I’m sorry, but I just don’t buy this. Ok, I haven’t read everything Mark Shea ever wrote, but I find it difficult to believe he has defended evolutionary scientists. If he has, I would sure like someone to point it out to me. And where have experts in science acted as amateur philosophers and theologians? He certainly thinks Myers has done this, but instead of citing a specific example, he goes on an ad hominem rampage:

And the Myers blog is an hilarious example of exactly that. Instead of sticking to science, Myers spend vast quantities ASCII on his sophomoric agitprop for atheism and philosophical materialism.

Ok, I also haven’t read everything PZ Myers has ever written either and I’m aware of his views on the supernatural (or lack thereof). But where has he not done “science” and yet argued that it was?

Shea finishes:

Oh, and by the way, I am *all* for "teaching the controversy" between Dan Brown and Christian orthodoxy, because I'm perfectly confident of how badly Dan Brown would be crushed in a fair and lucid look at the evidence. Curious that Myers readers are so certain that their philosophical materialism should not be allowed to be questioned in any way.

Well, I’m not sure Dan Brown would be crushed as easily as Shea thinks, at least in a “fair” look at the evidence.
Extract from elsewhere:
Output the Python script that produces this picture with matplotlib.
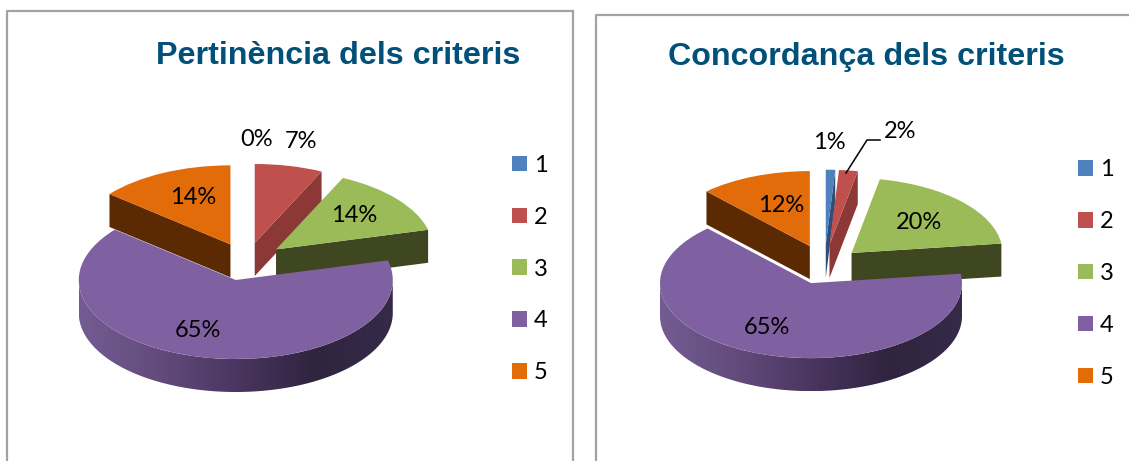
import numpy as np
import matplotlib
matplotlib.use('Agg')
import matplotlib.pyplot as plt
from matplotlib.colors import LinearSegmentedColormap
from matplotlib.patches import Polygon, Rectangle

W, H = 1129, 461

categories = ['1', '2', '3', '4', '5']
pertinencia = [0, 7, 14, 65, 14]
concordanca = [1, 2, 20, 65, 12]

colors = ['#4f81bd', '#c0504d', '#9bbb59', '#7f60a0', '#e26b0a']
side_colors = ['#2f4f78', '#8c3836', '#3f4720', '#4a3660', '#5c2a02']
top_order = [1, 1, 2, 3, 2]

purple_side = LinearSegmentedColormap.from_list(
    'purple_side',
    ['#725c92', '#634c7c', '#4a3660', '#30243f', '#352a48']
)

fig = plt.figure(figsize=(W / 100, H / 100), dpi=100)
overlay = fig.add_axes([0, 0, 1, 1], zorder=5)
overlay.set_xlim(0, W)
overlay.set_ylim(H, 0)
overlay.axis('off')
overlay.patch.set_alpha(0)

LABEL_FONT = 'Lato'
LABEL_SIZE = 17


def draw_pie(values, cx, cy, rx, ry, depth, explode, nudge):
    # squashed axes, the pie is a flat disc seen from above
    x_lim = (-1.7, 1.7)
    y_lim = (-2.0, 1.7)
    ax = fig.add_axes([
        (cx + x_lim[0] * rx) / W,
        1 - (cy - y_lim[0] * ry) / H,
        (x_lim[1] - x_lim[0]) * rx / W,
        (y_lim[1] - y_lim[0]) * ry / H,
    ])
    wedges, _ = ax.pie(
        values,
        colors=colors,
        explode=[explode] * len(values),
        startangle=90,
        counterclock=False,
        wedgeprops={'linewidth': 0},
    )
    h = depth / ry

    for i, wedge in enumerate(wedges):
        wedge.set_zorder(top_order[i] + 0.5)
        # small pixel shifts, the original has some perspective
        x0 = wedge.center[0] + nudge[i][0] / rx
        y0 = wedge.center[1] - nudge[i][1] / ry
        wedge.set_center((x0, y0))

        # cut faces that look toward the viewer
        for theta, sign in [(wedge.theta1, 1), (wedge.theta2, -1)]:
            if values[i] == 0 or sign * np.cos(np.radians(theta)) <= 0:
                continue
            px = x0 + np.cos(np.radians(theta))
            py = y0 + np.sin(np.radians(theta))
            ax.add_patch(Polygon(
                [(x0, y0), (px, py), (px, py - h), (x0, y0 - h)],
                facecolor=side_colors[i], linewidth=0,
                zorder=top_order[i] + 0.2,
            ))

        # rim of the slice, front half only
        start = max(wedge.theta1, -180)
        end = min(wedge.theta2, 0)
        if end > start:
            t = np.radians(np.linspace(start, end, 200))
            rim_x = x0 + np.cos(t)
            rim_y = y0 + np.sin(t)
            outline = np.column_stack([
                np.r_[rim_x, rim_x[::-1]],
                np.r_[rim_y, rim_y[::-1] - h],
            ])
            clip = Polygon(outline, transform=ax.transData)
            img = ax.imshow(
                np.linspace(0, 1, 256).reshape(1, -1),
                cmap=purple_side,
                extent=(rim_x.min(), rim_x.max(), y0 - 1 - h, y0 + 0.2),
                aspect='auto',
                zorder=top_order[i] + 0.2,
            )
            img.set_clip_path(clip)

    ax.set_xlim(*x_lim)
    ax.set_ylim(*y_lim)
    ax.set_aspect('auto')
    return ax, wedges


def draw_frame(left, right, top):
    overlay.plot(
        [left, left, right] if right < W else [left, left, W + 5],
        [H + 5, top, top],
        color='#a3a3a3', linewidth=1.6, clip_on=False,
    )
    if right < W:
        overlay.plot([right, right], [top, H + 5], color='#a3a3a3',
                     linewidth=1.6, clip_on=False)


def draw_labels(values, positions):
    for v, (x, y) in zip(values, positions):
        overlay.text(x, y, f'{v}%', ha='center', va='center',
                     fontsize=LABEL_SIZE, family=LABEL_FONT, color='black')


def draw_legend(x, y):
    handles = [Rectangle((0, 0), 1, 1, facecolor=c, linewidth=0) for c in colors]
    fig.legend(
        handles, categories,
        loc='center left',
        bbox_to_anchor=(x / W, 1 - y / H),
        frameon=False,
        prop={'family': LABEL_FONT, 'size': LABEL_SIZE},
        handlelength=0.635,
        handleheight=0.635,
        handletextpad=0.28,
        labelspacing=1.31,
        borderpad=0,
        borderaxespad=0,
    )


# left chart
draw_frame(7, 573, 11)
draw_pie(pertinencia, 244, 261.5, 157, 79, 33, 0.24,
         [(2.5, 0), (2.5, 0), (3, 0), (0, 0), (2.5, 0)])
overlay.text(338, 56, 'Pertinència dels criteris', ha='center', va='center',
             fontsize=23.2, fontweight='bold', family='Liberation Sans',
             color='#00507a')
draw_labels(pertinencia, [(257, 139), (301, 141), (354, 215), (198, 330), (193, 197)])
draw_legend(512, 269)

# right chart
draw_frame(596, W + 5, 15)
draw_pie(concordanca, 824.5, 264.5, 151, 75, 33, 0.264,
         [(0, 0), (0, 0), (-2, 2), (0, 0), (0, 0)])
overlay.text(866, 57, 'Concordança dels criteris', ha='center', va='center',
             fontsize=23.2, fontweight='bold', family='Liberation Sans',
             color='#00507a')
draw_labels(concordanca, [(829, 142), (900, 131), (919, 222), (767, 327), (781, 205)])
overlay.plot([846, 867, 880], [173, 140, 140], color='black', linewidth=1.1)
draw_legend(1078, 273.5)

fig.savefig('out.png', dpi=100)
No, I’m not convinced by a lot of specifics in Brown’s book (it is, after all, a novel – as many emailers have pointed out to me), but I wonder about some of the broader implications of Brown’s novels. I don’t think apologists by and large are interested in a fair consideration of historical evidence concerning Christianity. I also think that current efforts to politically enshrine Christianity in this nation are partially aimed at limiting open discussion of its more embarrassing inconsistencies. But that's another topic for another time….

As for Myers’ readers being “so certain that their philosophical materialism should not be allowed to be questioned in any way”…Shea needs to come up with some specifics on that one – otherwise it’s just hollow rhetoric.

This all seemed to start with my original post about irony. As I said, my intent was that it be considered in the broader context of arguments for ID, and Shea wasn’t a specific target. I’m not even sure Shea followed Myers’ link through to my own post, but I would certainly pose the question to him now: does he think Icons of Evolution readers are as scientifically illiterate as Da Vinci Code readers are historically illiterate?

(As I go to post this I see that PZ and Shea are going at it in the comments area over at Mark's blog; yeah, PZ doesn't need any help (certainly not mine!)...I do think, however, that the irony argument got lost...thanks to Unapologetic Catholic for some great comments over there too! Think I'll go sit in my chair and continue with Brown's Deception Point...)


Mark said...

Well, I’m not sure Dan Brown would be crushed as easily as Shea thinks, at least in a “fair” look at the evidence.

Then you simply are ignorant of the vast number of blunders and lies which Brown asserts as fact in his novel. And you are also ignorant of the fact that Brown has stated that, if he had been writing non-fiction, he would not have changed anything. Anybody who can seriously credit the claim that "nobody regarded Jesus as anything but a mortal prophet" till 325 AD is simply too ignorant to discuss the matter.

Christopher O'Brien said...

Thanks Mark! Coming as it does from such an eminent Christian apologist as yourself, I'll take "ignorant" as a compliment. I recall Richard Dawkins calling some people ignorant as well, so I know it is often used as a statement of fact rather than an insult. You may be correct that I'm ignorant about the specifics of Brown's claims. On the other hand, I never considered Brown's novel a treatise on early Church history. But I've also never assumed the Church or its apologists are giving me the whole history either. There are too many aspects of Jesus' life that are based, ultimately, solely on faith. Alternate histories are always possible. So I'll certainly search the specifics on my own; I'll probably even buy your book. But you'd better be sourcing something more tangible than church opinion.